Manifestasi dari komitmen Indonesia dimaksud
terlihat dari beberapa lembaga pemerintah maupun swasta yang mempunyai
konsentrasi dalam penanganan kemiskinan. Berbagai model penanganan kemiskinan
yang telah dijalankan cukup banyak, misalnya Program Kesejahteraan Sosial
Kelompok Usaha Bersama Keluarga Muda Mandiri (Prokesos KUBE KMM), Tabungan
Kesejahteraan Rakyat (Takesra), Kredit Usaha Kesejahteraan Rakyat (Kukesra),
Kredit Usaha Kecil Menengah, Jaring Pengaman Sosial (Social Safety Net Program)
dan lain-lain.
Pada dekade 1976-1996, persentase penduduk miskin
di Indonesia pernah mengalami penurunan yaitu dari 40,1% menjadi 11,3%, namun
pada periode 1996-1998 angka ini menjadi 24,29% atau 49,5 juta jiwa. Bahkan
International Labour Organization (ILO) memperkirakan jumlah orang miskin di
Indonesia mencapai 129,6 juta atau sekitar 66,3% (BPS, 1999). Pada tahun 2002, persentase
kemiskinan telah mengalami penurunan, namun secara absolut jumlah mereka masih
tergolong tinggi, yaitu 43% atau sekitar 15,6 juta (BPS dan Depsos 2002).

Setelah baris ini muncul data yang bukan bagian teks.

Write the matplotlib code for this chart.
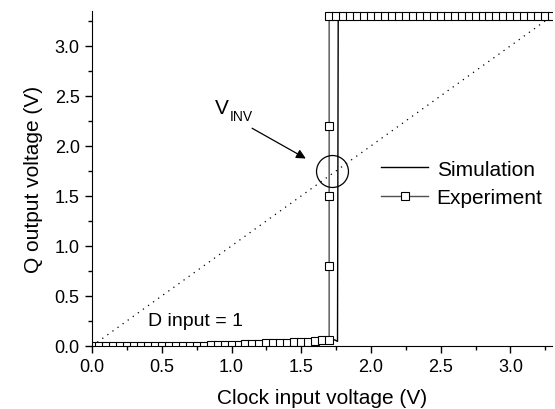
import numpy as np
import matplotlib.pyplot as plt
from matplotlib.ticker import MultipleLocator

plt.rcParams['font.family'] = ['Liberation Sans', 'DejaVu Sans']

# Experiment: clock input sweep, Q output
exp_x = [0.0, 0.05, 0.1, 0.15, 0.2, 0.25, 0.3, 0.35, 0.4, 0.45, 0.5, 0.55, 0.6, 0.65,
         0.7, 0.75, 0.8, 0.85, 0.9, 0.95, 1.0, 1.05, 1.1, 1.15, 1.2, 1.25, 1.3, 1.35,
         1.4, 1.45, 1.5, 1.55, 1.6, 1.65, 1.7, 1.7, 1.7, 1.7, 1.7,
         1.75, 1.8, 1.85, 1.9, 1.95, 2.0, 2.05, 2.1, 2.15, 2.2, 2.25, 2.3, 2.35, 2.4,
         2.45, 2.5, 2.55, 2.6, 2.65, 2.7, 2.75, 2.8, 2.85, 2.9, 2.95, 3.0, 3.05, 3.1,
         3.15, 3.2, 3.25, 3.3]
exp_y = [0.0, 0.0, 0.0, 0.0, 0.0, 0.0, 0.0, 0.0, 0.0, 0.0, 0.0, 0.0, 0.0, 0.0,
         0.0, 0.0, 0.002, 0.004, 0.005, 0.007, 0.009, 0.012, 0.015, 0.018, 0.021, 0.024, 0.027, 0.03,
         0.033, 0.036, 0.04, 0.043, 0.047, 0.055, 0.06, 0.8, 1.5, 2.2, 3.3,
         3.3, 3.3, 3.3, 3.3, 3.3, 3.3, 3.3, 3.3, 3.3, 3.3, 3.3, 3.3, 3.3, 3.3,
         3.3, 3.3, 3.3, 3.3, 3.3, 3.3, 3.3, 3.3, 3.3, 3.3, 3.3, 3.3, 3.3, 3.3,
         3.3, 3.3, 3.3, 3.3]

# Simulation
sim_x = [0.0, 0.5, 1.0, 1.3, 1.5, 1.6, 1.7, 1.74, 1.76, 1.765, 1.8, 3.3]
sim_y = [0.0, 0.004, 0.012, 0.02, 0.03, 0.038, 0.045, 0.06, 0.045, 3.3, 3.3, 3.3]

# reference line Vout = Vin
ref_x = [0.0, 3.3]
ref_y = [0.0, 3.3]

fig = plt.figure(figsize=(5.55, 4.10), dpi=100)
ax = fig.add_axes([0.166, 0.154, 0.829, 0.817])

ax.plot(ref_x, ref_y, color='black', lw=0.9, linestyle=(0, (1, 4)))
ax.plot(sim_x, sim_y, color='black', lw=1.0, label='Simulation')
ax.plot(exp_x, exp_y, color='#505050', lw=1.0, marker='s', markersize=5.2,
        markerfacecolor='white', markeredgecolor='black', markeredgewidth=0.8,
        label='Experiment')

# circle marking the switching point
ax.plot([1.72], [1.75], marker='o', markersize=23, markerfacecolor='none',
        markeredgecolor='black', markeredgewidth=0.9)
ax.annotate('', xy=(1.55, 1.86), xytext=(1.13, 2.19),
            arrowprops=dict(arrowstyle='-|>', color='black', lw=0.9,
                            mutation_scale=14))
ax.text(0.88, 2.33, 'V', fontsize=15)
ax.text(0.985, 2.26, 'INV', fontsize=10)
ax.text(0.40, 0.25, 'D input = 1', fontsize=14, va='center')

ax.set_xlim(0, 3.3)
ax.set_ylim(0, 3.35)
ax.xaxis.set_major_locator(MultipleLocator(0.5))
ax.xaxis.set_minor_locator(MultipleLocator(0.25))
ax.yaxis.set_major_locator(MultipleLocator(0.5))
ax.yaxis.set_minor_locator(MultipleLocator(0.25))
ax.tick_params(which='major', direction='out', length=5, width=1, labelsize=13, pad=4)
ax.tick_params(which='minor', direction='out', length=3, width=1)
ax.spines['top'].set_visible(False)
ax.spines['right'].set_visible(False)

ax.set_xlabel('Clock input voltage (V)', fontsize=15, labelpad=9)
ax.set_ylabel('Q output voltage (V)', fontsize=15, labelpad=8)

ax.legend(loc='center left', bbox_to_anchor=(0.588, 0.485), frameon=False,
          fontsize=15, handlelength=2.25, handletextpad=0.4, labelspacing=0.45)

plt.savefig('out.png', dpi=100)
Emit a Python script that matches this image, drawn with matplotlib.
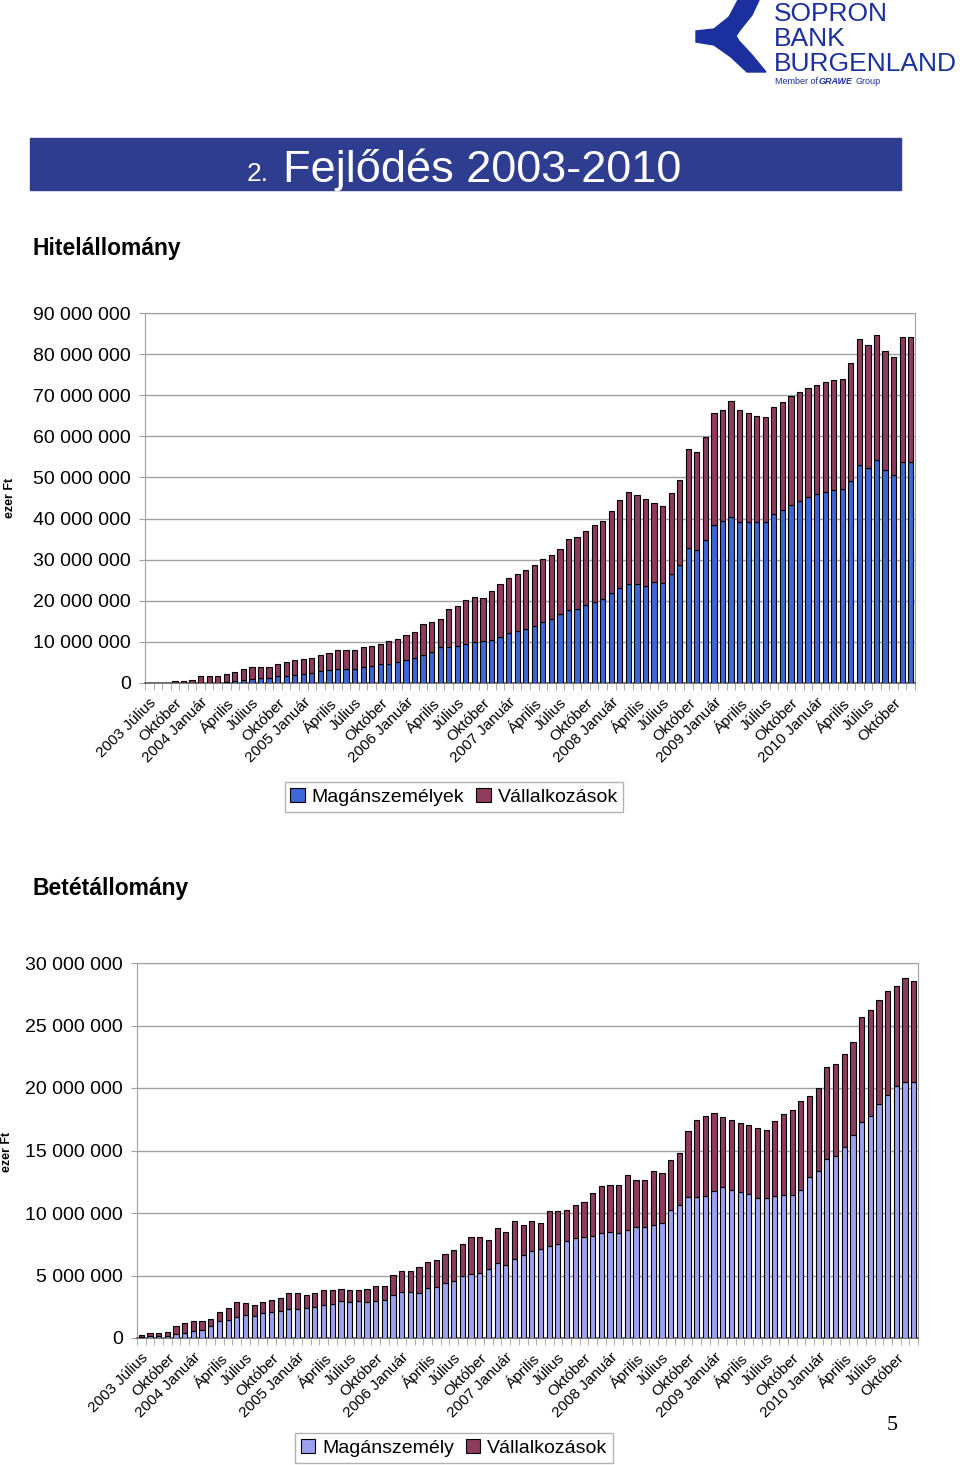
import matplotlib
matplotlib.use('Agg')
from matplotlib import pyplot as plt
from matplotlib.patches import Rectangle, Polygon
from matplotlib.ticker import FixedLocator, FuncFormatter
from matplotlib.transforms import ScaledTranslation
import numpy as np

# havi adatok 2003 Július - 2010 December, millió ezer Ft
honapok = ['Január', 'Április', 'Július', 'Október']
hitel_magan = [0.05, 0.05, 0.05, 0.05, 0.05, 0.05, 0.1, 0.1, 0.1, 0.3,
               0.5, 0.7, 1.0, 1.3, 1.3, 1.6, 1.8, 2.0, 2.3, 2.5,
               2.8, 3.2, 3.4, 3.5, 3.5, 3.9, 4.2, 4.5, 4.7, 5.1,
               5.6, 6.1, 6.8, 7.6, 8.7, 8.7, 8.9, 9.6, 10.0, 10.2,
               10.5, 11.2, 12.1, 12.6, 13.2, 13.8, 14.8, 15.5, 16.7, 17.7,
               18.1, 18.9, 19.8, 20.5, 22.0, 23.1, 24.0, 24.0, 23.6, 24.6,
               24.4, 26.6, 28.6, 32.9, 32.4, 34.8, 38.5, 39.3, 40.5, 39.2,
               39.2, 39.2, 39.2, 41.0, 42.2, 43.2, 44.2, 45.2, 46.0, 46.4,
               46.9, 47.3, 49.1, 53.1, 52.2, 54.3, 51.9, 50.7, 53.8, 53.8]
hitel_ossz = [0.1, 0.05, 0.05, 0.4, 0.4, 0.7, 1.6, 1.6, 1.6, 2.3,
              2.6, 3.5, 3.9, 3.9, 4.0, 4.7, 5.1, 5.6, 5.9, 6.2,
              6.9, 7.4, 8.1, 8.1, 8.1, 8.7, 9.0, 9.6, 10.2, 10.6,
              11.6, 12.5, 14.3, 14.8, 15.6, 18.1, 18.7, 20.2, 20.9, 20.6,
              22.3, 24.1, 25.6, 26.6, 27.6, 28.8, 30.2, 31.2, 32.5, 35.0,
              35.6, 36.9, 38.5, 39.4, 41.8, 44.4, 46.5, 45.7, 44.7, 43.7,
              43.1, 46.2, 49.3, 56.9, 56.2, 59.8, 65.7, 66.5, 68.7, 66.5,
              65.6, 65.0, 64.6, 67.1, 68.3, 69.7, 70.9, 71.7, 72.5, 73.1,
              73.7, 74.0, 77.8, 83.7, 82.3, 84.7, 80.7, 79.4, 84.1, 84.1]

betet_magan = [0.1, 0.16, 0.16, 0.19, 0.32, 0.37, 0.59, 0.67, 0.93, 1.33,
               1.44, 1.65, 1.84, 1.73, 1.97, 2.05, 2.19, 2.35, 2.35, 2.43,
               2.51, 2.64, 2.72, 2.93, 2.85, 2.93, 2.91, 2.93, 3.04, 3.44,
               3.65, 3.65, 3.6, 3.97, 4.05, 4.37, 4.59, 4.96, 5.12, 5.17,
               5.49, 5.97, 5.87, 6.35, 6.67, 6.99, 7.09, 7.36, 7.52, 7.73,
               8.0, 8.11, 8.19, 8.37, 8.48, 8.37, 8.64, 8.85, 8.85, 9.01,
               9.23, 10.24, 10.64, 11.25, 11.25, 11.36, 11.79, 12.05, 11.84, 11.65,
               11.52, 11.17, 11.17, 11.39, 11.44, 11.44, 11.87, 12.85, 13.39, 14.32,
               14.53, 15.25, 16.27, 17.25, 17.79, 18.72, 19.47, 20.16, 20.48, 20.48]
betet_ossz = [0.27, 0.37, 0.37, 0.45, 1.0, 1.17, 1.39, 1.36, 1.55, 2.05,
              2.37, 2.85, 2.77, 2.64, 2.85, 3.04, 3.17, 3.57, 3.57, 3.47,
              3.57, 3.87, 3.87, 3.95, 3.84, 3.84, 3.92, 4.16, 4.13, 5.04,
              5.33, 5.33, 5.65, 6.05, 6.24, 6.72, 7.04, 7.52, 8.05, 8.05,
              7.84, 8.77, 8.45, 9.39, 9.07, 9.33, 9.17, 10.19, 10.19, 10.27,
              10.67, 10.85, 11.57, 12.16, 12.24, 12.24, 13.04, 12.64, 12.64, 13.36,
              13.17, 14.24, 14.77, 16.59, 17.44, 17.73, 17.97, 17.65, 17.47, 17.17,
              17.04, 16.8, 16.67, 17.36, 17.89, 18.24, 18.96, 19.39, 19.97, 21.65,
              21.92, 22.72, 23.65, 25.65, 26.24, 27.04, 27.73, 28.16, 28.77, 28.59]

# címkék: minden harmadik hónap, 2003 Július-tól
cimkek = []
ev, h = 2003, 2
for i in range(30):
    nev = honapok[h]
    cimkek.append(f'{ev} {nev}' if nev == 'Január' or i == 0 else nev)
    h += 1
    if h == 4:
        h = 0
        ev += 1

W, H = 960, 1465
fx = lambda x: x / W
fy = lambda y: 1 - y / H

plt.rcParams['font.family'] = ['Liberation Sans', 'DejaVu Sans']
fig = plt.figure(figsize=(W / 100, H / 100), dpi=100)

# logo
logo_kek = '#1b2f9e'
bracket = [(738, 0), (729, 17), (714, 29), (696, 31), (696, 42), (714, 45),
           (731, 57), (747, 72), (766, 72), (752, 55), (739, 41), (736, 36),
           (740, 30), (752, 15), (759, 0)]
fig.patches.append(Polygon([(fx(a), fy(b)) for a, b in bracket], closed=True,
                           transform=fig.transFigure, color=logo_kek))
for szo, y in [('SOPRON', 21), ('BANK', 46), ('BURGENLAND', 71)]:
    fig.text(fx(774), fy(y), szo, color=logo_kek, fontsize=19, va='baseline')
fig.text(fx(775), fy(82), 'Member of', color=logo_kek, fontsize=6.5, va='center')
fig.text(fx(819), fy(82), 'GRAWE', color=logo_kek, fontsize=6.5, va='center',
         weight='bold', style='italic')
fig.text(fx(856), fy(82), 'Group', color=logo_kek, fontsize=6.5, va='center')

# cím sáv
fig.patches.append(Rectangle((fx(30), fy(190)), fx(871), 52 / H,
                             transform=fig.transFigure, color='#2e3d8f'))
fig.text(fx(269), fy(181), '2.', color='white', fontsize=19, ha='right', va='baseline')
fig.text(fx(283), fy(182), 'Fejlődés 2003-2010', color='white', fontsize=32.5,
         ha='left', va='baseline')

fig.text(fx(33), fy(248), 'Hitelállomány', fontsize=16.5, weight='bold', va='center')
fig.text(fx(33), fy(888), 'Betétállomány', fontsize=16.5, weight='bold', va='center')
fig.text(fx(892), fy(1425), '5', fontsize=16, va='center', ha='center', family='Liberation Serif')


def rajzol(ax, magan, ossz, kek, ymax, lepes, nev_magan, leg_y):
    x = np.arange(len(magan))
    vallalat = [o - m for o, m in zip(ossz, magan)]
    b1 = ax.bar(x, magan, width=0.6, color=kek, edgecolor='black', linewidth=0.8,
                label=nev_magan, zorder=3)
    b2 = ax.bar(x, vallalat, bottom=magan, width=0.6, color='#8e3b5e', edgecolor='black',
                linewidth=0.8, label='Vállalkozások', zorder=3)
    ax.set_xlim(-0.5, len(x) - 0.5)
    ax.set_ylim(0, ymax)
    ax.set_yticks(np.arange(0, ymax + 0.1, lepes))
    ax.yaxis.set_major_formatter(FuncFormatter(lambda v, p: f'{int(round(v * 1e6)):,}'.replace(',', ' ')))
    ax.grid(axis='y', color='#a0a0a0', linewidth=1, zorder=0)
    ax.set_xticks(x[::3])
    ax.set_xticklabels(cimkek, rotation=45, ha='right', rotation_mode='anchor', fontsize=11)
    eltol = ScaledTranslation(-7 / 100, 0, fig.dpi_scale_trans)
    for t in ax.get_xticklabels():
        t.set_transform(t.get_transform() + eltol)
    ax.xaxis.set_minor_locator(FixedLocator(np.arange(-0.5, len(x), 1)))
    ax.tick_params(axis='x', which='major', length=0, pad=9)
    ax.tick_params(axis='x', which='minor', length=5, color='#a0a0a0')
    ax.tick_params(axis='y', length=4, color='#a0a0a0', labelsize=14, pad=6)
    for s in ['left', 'top', 'right']:
        ax.spines[s].set_color('#a0a0a0')
    ax.spines['bottom'].set_color('#606060')
    ax.spines['bottom'].set_linewidth(1.2)
    fig.legend(handles=[b1, b2], loc='center', bbox_to_anchor=(fx(454), fy(leg_y)),
               ncol=2, fontsize=14, frameon=True, fancybox=False, edgecolor='#a0a0a0',
               handlelength=0.75, handleheight=0.75, handletextpad=0.35, columnspacing=0.6,
               borderpad=0.3)


ax1 = fig.add_axes([fx(145), fy(683), 770 / W, 370 / H])
rajzol(ax1, hitel_magan, hitel_ossz, '#3d66d6', 90, 10, 'Magánszemélyek', 797)
fig.text(fx(10), fy(498), 'ezer Ft', rotation=90, fontsize=9, weight='bold', ha='center', va='center')

ax2 = fig.add_axes([fx(137), fy(1338), 781 / W, 375 / H])
rajzol(ax2, betet_magan, betet_ossz, '#9ba0f0', 30, 5, 'Magánszemély', 1448)
fig.text(fx(7), fy(1152), 'ezer Ft', rotation=90, fontsize=9, weight='bold', ha='center', va='center')

plt.savefig('out.png', dpi=100)
plt.close()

Diantara angka tersebut, diduga jumlah fakir miskin relatif banyak. Tanpa
mengurangi arti pentingnya pembangunan yang sudah dilakukan, angka kemiskinan
tersebut mengindikasikan konsep model yang dibangun belum mampu membentuk
sosial ekonomi masyarakat yang tangguh.
Beberapa koreksi dari para ahli menunjuk, bahwa
salah satu permasalahan yang mendasar adalah orientasi pembangunan ekonomi yang
kurang berpihak pada golongan berpenghasilan rendah ekonomi (grass root).
Kondisi ni tercermin dari konsentrasi industrialisasi berskala menengah ke
atas, sehingga sektor ekonomi yang dijalankan oleh sebagian besar masyarakat
kurang diperhitungkan. Menurut catatan Halwani (1999), sebagian besar (98,2%)
adalah unit usaha kecil dan industri rumah tangga dengan tenaga kerja sebanyak
3.484.408 orang (63,3%). Industri yang tergolong dalam usaha berskala besar dan
sedang (0,8%) dengan tenaga yang terserap sebanyak 1.691.435. (32,7%). Namun
jika hasil nilai tambah dari dua jenis kegiatan tersebut diperbandingkan, maka
hasil yang diperoleh dari sektor industri kecil masih jauh dari yang harapan
yakni sebesar 17,8% (Rp.2,03 trilyun), sedangkan industri berskala besar (0,8%)
telah memberikan nilai tambah Rp.9,35 trilyun (82,2%).
Dalam kerangka penanggulangan kemiskinan tersebut,
hampir semua kajian masalah kemiskinan berporos pada paradigma modernisasi (the
modernisation paradigm) dan the product cantered model yang kajiannya didasari
teori pertumbuhan ekonomi capital dan ekonomi neoclasic ortodox (Elson, 1977,
Suharto, 2002). Secara umum, pendekatan yang dipergunakan lebih terkonsentrasi
pada individual poverty sehingga aspek structural and social poverty menjadi
kurang terjamah. Dalam Suharto (2002) dikemukakan: In its standardised
conception of poverty, for example, the poor are seen almost as passive victims
and subjects of investigation rather than as human beings who have something to
contribute to both the identification of their condition and its improvement.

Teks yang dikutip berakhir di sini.